## SET PROBLEM:
Leave out the images; return the rest of the data exactly.
........
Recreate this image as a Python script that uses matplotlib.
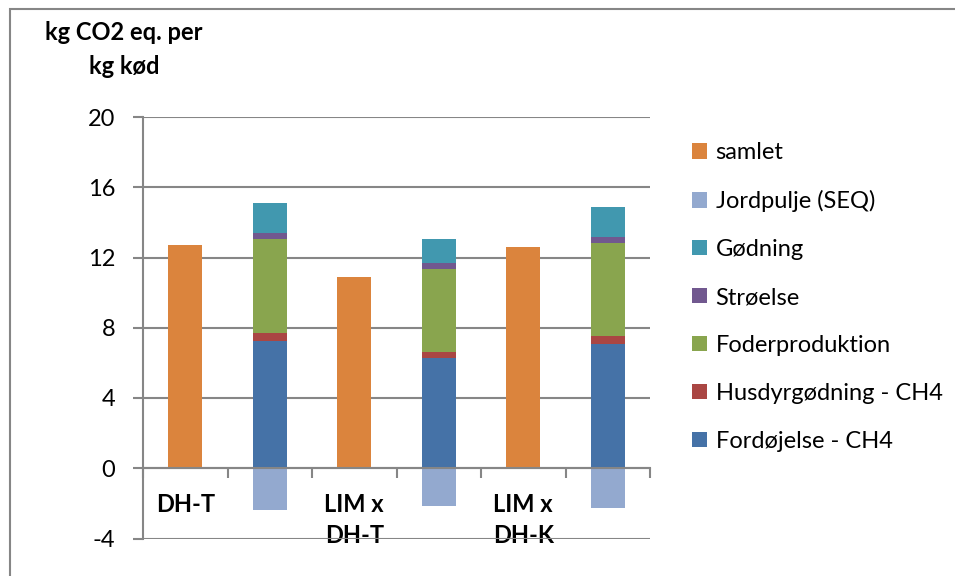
import numpy as np
import matplotlib.pyplot as plt
from matplotlib.patches import Patch, Rectangle

plt.rcParams['font.family'] = ['Lato', 'DejaVu Sans']

# data
categories = ["DH-T", "", "LIM x\nDH-T", "", "LIM x\nDH-K", ""]
samlet = [12.7, 0, 10.9, 0, 12.6, 0]
fordoejelse = [0, 7.26, 0, 6.29, 0, 7.05]
husdyr = [0, 0.44, 0, 0.34, 0, 0.46]
foder = [0, 5.36, 0, 4.72, 0, 5.32]
stroelse = [0, 0.36, 0, 0.31, 0, 0.34]
goedning = [0, 1.69, 0, 1.40, 0, 1.68]
jordpulje = [0, -2.39, 0, -2.13, 0, -2.24]

yticks = [-4, 0, 4, 8, 12, 16, 20]

col = {
    'samlet': '#DB843D',
    'Jordpulje (SEQ)': '#93A9CF',
    'Gødning': '#4198AF',
    'Strøelse': '#71588F',
    'Foderproduktion': '#89A54E',
    'Husdyrgødning - CH4': '#AA4643',
    'Fordøjelse - CH4': '#4572A7',
}
grey = '#868686'
fs = 17

fig = plt.figure(figsize=(9.55, 5.76), dpi=100)
ax = fig.add_axes([143 / 955, 1 - 538.5 / 576, 507 / 955, 421.5 / 576])

x = np.arange(len(categories))
w = 0.4

# stacked positive parts
bottom = np.zeros(len(x))
stack = [('Fordøjelse - CH4', fordoejelse), ('Husdyrgødning - CH4', husdyr),
         ('Foderproduktion', foder), ('Strøelse', stroelse), ('Gødning', goedning)]
for name, vals in stack:
    vals = np.array(vals, dtype=float)
    ax.bar(x, vals, w, bottom=bottom, color=col[name], linewidth=0, zorder=2)
    bottom += vals
ax.bar(x, jordpulje, w, color=col['Jordpulje (SEQ)'], linewidth=0, zorder=2)
ax.bar(x, samlet, w, color=col['samlet'], linewidth=0, zorder=2)

ax.set_xlim(-0.5, len(x) - 0.5)
ax.set_ylim(-4, 20)
ax.set_yticks(yticks)
ax.set_yticklabels([str(v) for v in yticks], fontsize=fs)
ax.yaxis.grid(True, color=grey, linewidth=1.5)
ax.set_axisbelow(True)

for s in ['top', 'right']:
    ax.spines[s].set_visible(False)
ax.spines['left'].set_color(grey)
ax.spines['left'].set_linewidth(1.5)
ax.spines['bottom'].set_position(('data', 0))
ax.spines['bottom'].set_color(grey)
ax.spines['bottom'].set_linewidth(1.5)
ax.spines['bottom'].set_zorder(3)

ax.tick_params(axis='y', length=7, width=1.5, color=grey, pad=13)
ax.set_xticks(np.arange(-0.5, len(x), 1.0))
ax.set_xticklabels([])
ax.tick_params(axis='x', which='major', length=7, width=1.5, color=grey)
ax.set_xticks(x, minor=True)
ax.set_xticklabels(categories, minor=True, fontsize=fs, fontweight='bold',
                   linespacing=1.42)
ax.tick_params(axis='x', which='minor', length=0, pad=18)

fig.text(124 / 955, 1 - 21 / 576, "kg CO2 eq. per\nkg kød", ha='center', va='top',
         fontsize=fs, fontweight='bold', linespacing=1.6)

order = ['samlet', 'Jordpulje (SEQ)', 'Gødning', 'Strøelse', 'Foderproduktion',
         'Husdyrgødning - CH4', 'Fordøjelse - CH4']
handles = [Patch(facecolor=col[n], edgecolor='none') for n in order]
fig.legend(handles, order, loc='center left', bbox_to_anchor=(692 / 955, 1 - 297 / 576),
           frameon=False, fontsize=fs, handlelength=0.62, handleheight=0.62,
           handletextpad=0.38, labelspacing=1.14, borderpad=0, borderaxespad=0)

# outer chart border (left and top visible)
fig.patches.append(Rectangle((10 / 955, -0.1), 2, 1.1 - 9 / 576, transform=fig.transFigure,
                             fill=False, edgecolor=grey, linewidth=1.5))

fig.savefig('out.png', dpi=100)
........
## PROBLEM SOLUTION:
Recreate this image as a Python script that uses matplotlib.
import numpy as np
import matplotlib.pyplot as plt
from matplotlib.patches import Patch, Rectangle

plt.rcParams['font.family'] = ['Lato', 'DejaVu Sans']

# data
categories = ["DH-T", "", "LIM x\nDH-T", "", "LIM x\nDH-K", ""]
samlet = [12.7, 0, 10.9, 0, 12.6, 0]
fordoejelse = [0, 7.26, 0, 6.29, 0, 7.05]
husdyr = [0, 0.44, 0, 0.34, 0, 0.46]
foder = [0, 5.36, 0, 4.72, 0, 5.32]
stroelse = [0, 0.36, 0, 0.31, 0, 0.34]
goedning = [0, 1.69, 0, 1.40, 0, 1.68]
jordpulje = [0, -2.39, 0, -2.13, 0, -2.24]

yticks = [-4, 0, 4, 8, 12, 16, 20]

col = {
    'samlet': '#DB843D',
    'Jordpulje (SEQ)': '#93A9CF',
    'Gødning': '#4198AF',
    'Strøelse': '#71588F',
    'Foderproduktion': '#89A54E',
    'Husdyrgødning - CH4': '#AA4643',
    'Fordøjelse - CH4': '#4572A7',
}
grey = '#868686'
fs = 17

fig = plt.figure(figsize=(9.55, 5.76), dpi=100)
ax = fig.add_axes([143 / 955, 1 - 538.5 / 576, 507 / 955, 421.5 / 576])

x = np.arange(len(categories))
w = 0.4

# stacked positive parts
bottom = np.zeros(len(x))
stack = [('Fordøjelse - CH4', fordoejelse), ('Husdyrgødning - CH4', husdyr),
         ('Foderproduktion', foder), ('Strøelse', stroelse), ('Gødning', goedning)]
for name, vals in stack:
    vals = np.array(vals, dtype=float)
    ax.bar(x, vals, w, bottom=bottom, color=col[name], linewidth=0, zorder=2)
    bottom += vals
ax.bar(x, jordpulje, w, color=col['Jordpulje (SEQ)'], linewidth=0, zorder=2)
ax.bar(x, samlet, w, color=col['samlet'], linewidth=0, zorder=2)

ax.set_xlim(-0.5, len(x) - 0.5)
ax.set_ylim(-4, 20)
ax.set_yticks(yticks)
ax.set_yticklabels([str(v) for v in yticks], fontsize=fs)
ax.yaxis.grid(True, color=grey, linewidth=1.5)
ax.set_axisbelow(True)

for s in ['top', 'right']:
    ax.spines[s].set_visible(False)
ax.spines['left'].set_color(grey)
ax.spines['left'].set_linewidth(1.5)
ax.spines['bottom'].set_position(('data', 0))
ax.spines['bottom'].set_color(grey)
ax.spines['bottom'].set_linewidth(1.5)
ax.spines['bottom'].set_zorder(3)

ax.tick_params(axis='y', length=7, width=1.5, color=grey, pad=13)
ax.set_xticks(np.arange(-0.5, len(x), 1.0))
ax.set_xticklabels([])
ax.tick_params(axis='x', which='major', length=7, width=1.5, color=grey)
ax.set_xticks(x, minor=True)
ax.set_xticklabels(categories, minor=True, fontsize=fs, fontweight='bold',
                   linespacing=1.42)
ax.tick_params(axis='x', which='minor', length=0, pad=18)

fig.text(124 / 955, 1 - 21 / 576, "kg CO2 eq. per\nkg kød", ha='center', va='top',
         fontsize=fs, fontweight='bold', linespacing=1.6)

order = ['samlet', 'Jordpulje (SEQ)', 'Gødning', 'Strøelse', 'Foderproduktion',
         'Husdyrgødning - CH4', 'Fordøjelse - CH4']
handles = [Patch(facecolor=col[n], edgecolor='none') for n in order]
fig.legend(handles, order, loc='center left', bbox_to_anchor=(692 / 955, 1 - 297 / 576),
           frameon=False, fontsize=fs, handlelength=0.62, handleheight=0.62,
           handletextpad=0.38, labelspacing=1.14, borderpad=0, borderaxespad=0)

# outer chart border (left and top visible)
fig.patches.append(Rectangle((10 / 955, -0.1), 2, 1.1 - 9 / 576, transform=fig.transFigure,
                             fill=False, edgecolor=grey, linewidth=1.5))

fig.savefig('out.png', dpi=100)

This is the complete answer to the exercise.